Our main goal is to make disciples of Christ who come from among all nations. This is Christ’s commission. How can we do that? By baptizing them in the name of the Holy Trinity, which means that they have already heard the Gospel and made a confession of faith in Christ as the son of God (Acts 2:38). The second aspect of making disciples is teaching them to observe all of Christ’s commandments. This is a lengthier process of growing as a follower of Christ in one’s lifestyle and life-choices. Thus mission has two main goals – an outreach and an “inreach.”

The outreach aims to tell people about God and salvation in Christ.
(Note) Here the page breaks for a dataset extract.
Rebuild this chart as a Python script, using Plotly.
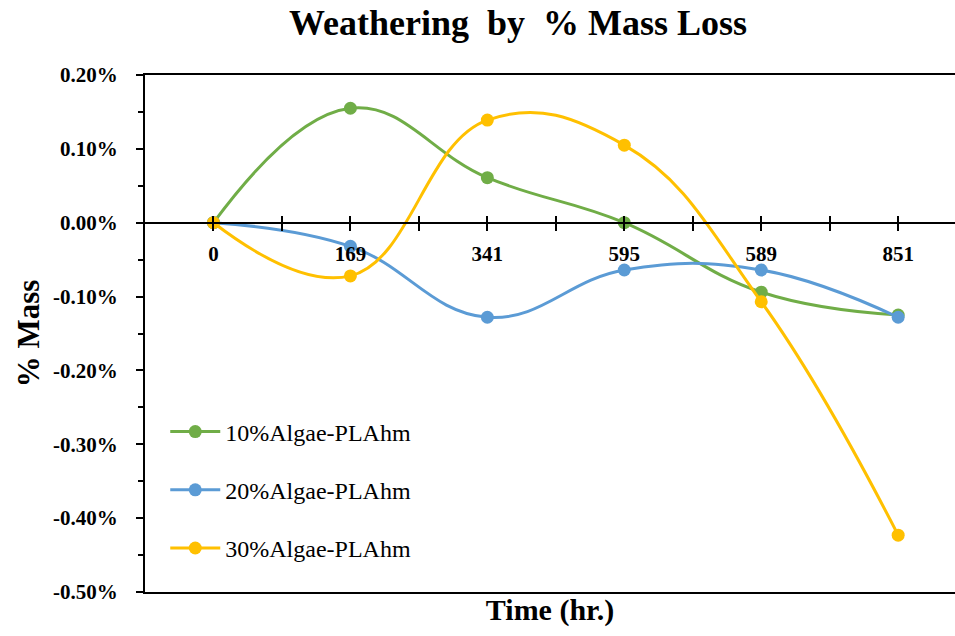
import plotly.graph_objects as go

times = ["0", "169", "341", "595", "589", "851"]
algae10 = [0.0, 0.00155, 0.00061, 0.0, -0.00094, -0.00125]
algae20 = [0.0, -0.00032, -0.00128, -0.00064, -0.00064, -0.00128]
algae30 = [0.0, -0.00072, 0.00139, 0.00105, -0.00107, -0.00423]
names = ["10%Algae-PLAhm", "20%Algae-PLAhm", "30%Algae-PLAhm"]
colors = ["#70AD47", "#5B9BD5", "#FFC000"]
ytick_vals = [0.002, 0.001, 0.0, -0.001, -0.002, -0.003, -0.004, -0.005]
ytick_text = ["0.20%", "0.10%", "0.00%", "-0.10%", "-0.20%", "-0.30%", "-0.40%", "-0.50%"]

FONT = "Liberation Serif, Times New Roman, serif"
xpos = list(range(len(times)))
half = [i + 0.5 for i in xpos]

fig = go.Figure()
for i, (nm, ys, c) in enumerate(zip(names, [algae10, algae20, algae30], colors)):
    fig.add_trace(go.Scatter(
        x=xpos, y=ys, name=nm, mode="lines+markers",
        line=dict(color=c, width=3, shape="spline", smoothing=1.2),
        marker=dict(color=c, size=13),
        legendgroup=str(i),
    ))

fig.add_trace(go.Scatter(x=xpos, y=algae10, xaxis="x2", mode="none",
                         showlegend=False, hoverinfo="skip"))
fig.add_trace(go.Scatter(x=xpos, y=algae10, xaxis="x3", mode="none",
                         showlegend=False, hoverinfo="skip"))

ymin, ymax = -0.005, 0.002
zero_pos = (0 - ymin) / (ymax - ymin)
xr = [-0.5, 5.415]

tickfont = dict(family=FONT, size=21, color="black", weight="bold")
fig.update_layout(
    width=955, height=636,
    margin=dict(l=145, r=0, t=75, b=44),
    paper_bgcolor="white", plot_bgcolor="white",
    title=dict(text="<b>Weathering  by  % Mass Loss</b>", x=518 / 955, xanchor="center",
               y=1 - 22 / 636, yanchor="middle",
               font=dict(family=FONT, size=36, color="black")),
    xaxis=dict(range=xr, tickmode="array", tickvals=xpos, ticktext=times,
               anchor="free", position=zero_pos, showline=True, linecolor="black", linewidth=2,
               ticks="outside", ticklen=7, tickwidth=2, tickcolor="black",
               minor=dict(tickmode="array", tickvals=half, ticks="outside", ticklen=7,
                          tickwidth=2, tickcolor="black"),
               showgrid=False, zeroline=False, tickfont=tickfont, ticklabelstandoff=5),
    xaxis2=dict(range=xr, overlaying="x", anchor="free", position=zero_pos,
                tickmode="array", tickvals=xpos, showticklabels=False,
                ticks="inside", ticklen=7, tickwidth=2, tickcolor="black",
                minor=dict(tickmode="array", tickvals=half, ticks="inside", ticklen=7,
                           tickwidth=2, tickcolor="black"),
                showgrid=False, zeroline=False, showline=False),
    xaxis3=dict(range=xr, overlaying="x", anchor="y", side="bottom",
                showline=True, mirror=True, linecolor="black", linewidth=2,
                showticklabels=False, ticks="", showgrid=False, zeroline=False,
                title=dict(text="<b>Time (hr.)</b>", font=dict(family=FONT, size=30, color="black"),
                           standoff=6)),
    yaxis=dict(range=[ymin, ymax], tickmode="array", tickvals=ytick_vals, ticktext=ytick_text,
               showline=True, linecolor="black", linewidth=2,
               ticks="outside", ticklen=7, tickwidth=2, tickcolor="black",
               minor=dict(tickmode="linear", tick0=0, dtick=0.0005, ticks="outside", ticklen=5,
                          tickwidth=2, tickcolor="black"),
               showgrid=False, zeroline=False, tickfont=tickfont, ticklabelstandoff=14,
               title=dict(text="<b>% Mass</b>", font=dict(family=FONT, size=31, color="black"),
                          standoff=4)),
    legend=dict(x=0.025, y=0.353, xanchor="left", yanchor="top",
                bgcolor="rgba(0,0,0,0)", font=dict(family=FONT, size=24, color="black"),
                tracegroupgap=24, itemwidth=50, traceorder="grouped"),
    showlegend=True,
)

fig.write_html("out.html")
The second part of the missionary task, the inreach, is to help them grow into a Christ-like human being, one that is known to constantly apporpriate more and more obedience to Christ’s teaching into themselves.

If we fall wtihin these limits of the sending out given to us by Jesus, (1) reaching out those who seek God but don’t know about Hiim, and then (2) making sure the converts grow in their faith and develop ever deeper relationship with Christ, we will have God’s approval, His authority and His protection.

These limits are not actually limits – discipleship can take many formats and shapes; it can be done it innumerable various languages, settings, and time spans. The format is not that important; the motivation is and keeping the actual commission. After this evaluation is done, however, we must rest assured that anything that falls outside of the “disciple-making boundaries” will not be supported by God; it cannot be called “The Great Commission”; God’s authority will not be behind it. We may claim that God has given us the authority but this claim will not be true unless we are indeed making disciples of all nations by baptizing them in God’s name and teaching them full obedience to Him.

We have two encouraging observations to make to this brief study of the Great Commision: (1) the commandments of Christ are not difficult (In Matthew 10:30 Jesus stated that His yoke is easy and His burden is light – showing that with God’s help discipleship is not rocket science although it is much more valuable) and (2) they are all available for review and study in the New Testament. Those who want to see the backdrop of our faith can go for a more extensive study in the Old Testament of the Bible.

It will be a grave mistake, however, to attribute to ourselves as believers and Chrsitian workers, God’s authority for mission in this world, if we are not willing to follow the guidelines of His commissioning.